I think some people viewed the exchanges as Bitcoin banks.
 
That's fair. What I don't understand is why you would leave either USD or BTC on an exchange for longer than it took to process a transfer.

Were people day-trading BTC to and from USD?

What happened to a lot of people is that they put cash into the exchange, bought Bitcoin with it, sold it for a tidy profit, and then found that they had no way to get the cash out of the exchange. A lot of sites like Paypal refused to do business with Mt. Gox because of fraud claims, while others made the users jump through a lot of loopholes like faxing paperwork to them to confirm their identity.
 
I don't mean to disparage PHP as a language/platform, but I've been seeing this kind of crap from ex PHP'ers for over a decade.

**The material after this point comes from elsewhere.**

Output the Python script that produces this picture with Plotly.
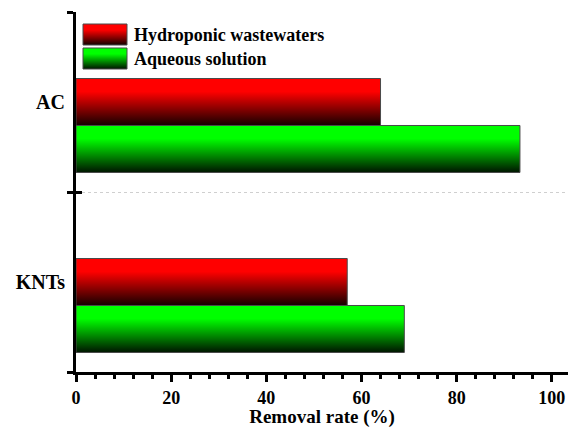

"Here's my uberapp... it's an 80k line static function."
 
I can't even read code and it looks sloppy. :/
I think it's good for the cryptocurrency community that that are gone.
 
Hmmm... MtGOX was just an outlier anyway. Good riddance.


/say those who maybe don't fully realize MtGOX was the biggest exchange for bitcoin

There are some people in huge denial about the status of cryptocurrencies right now.
 
Which 100% defeats the purpose of using object-oriented programming.

But that describes PHP/Java programmers in general.

I agree that describes PHP programmers, but not Java. Java programmers tend to just write overly verbose code and get happy when they write neatly formatted boilerplate code. I hate the Java "philosophy," if you will. It's like a modern day COBOL.
 
So in other words, it was a typical php application. 😛

I coded an entire forum system once in php, I did not know anything about OOP then, not a single class was used. It worked, but man that code was awful. I moved on to other projects and never finished it, but it had mostly all the featured you'd expect a forum to have. I used it for my college TR and actually got an A.
 
So in other words, it was a typical php application. 😛

I coded an entire forum system once in php, I did not know anything about OOP then, not a single class was used. It worked, but man that code was awful. I moved on to other projects and never finished it, but it had mostly all the featured you'd expect a forum to have. I used it for my college TR and actually got an A.

To be fair, these shenanigans are possible regardless of language, but for whatever reason, PHP seems to house/attract those who are most prone to doing it (such weekend warriors who think of themselves as 'hax0rz' but are actually totally clueless when it comes to proper app design).
 
Having tried to use PHP (including 5), I've come to the conclusions that much like with python, people that don't know what the fuck they're doing invariably end up doing it in php/python.

The whole resource management system (require/autoload) is a total disaster and doesn't actually support 100% of the language (autoloading interfaces doesn't really work). It wants to be grown up oo language, but it really is qbasic embedded in html.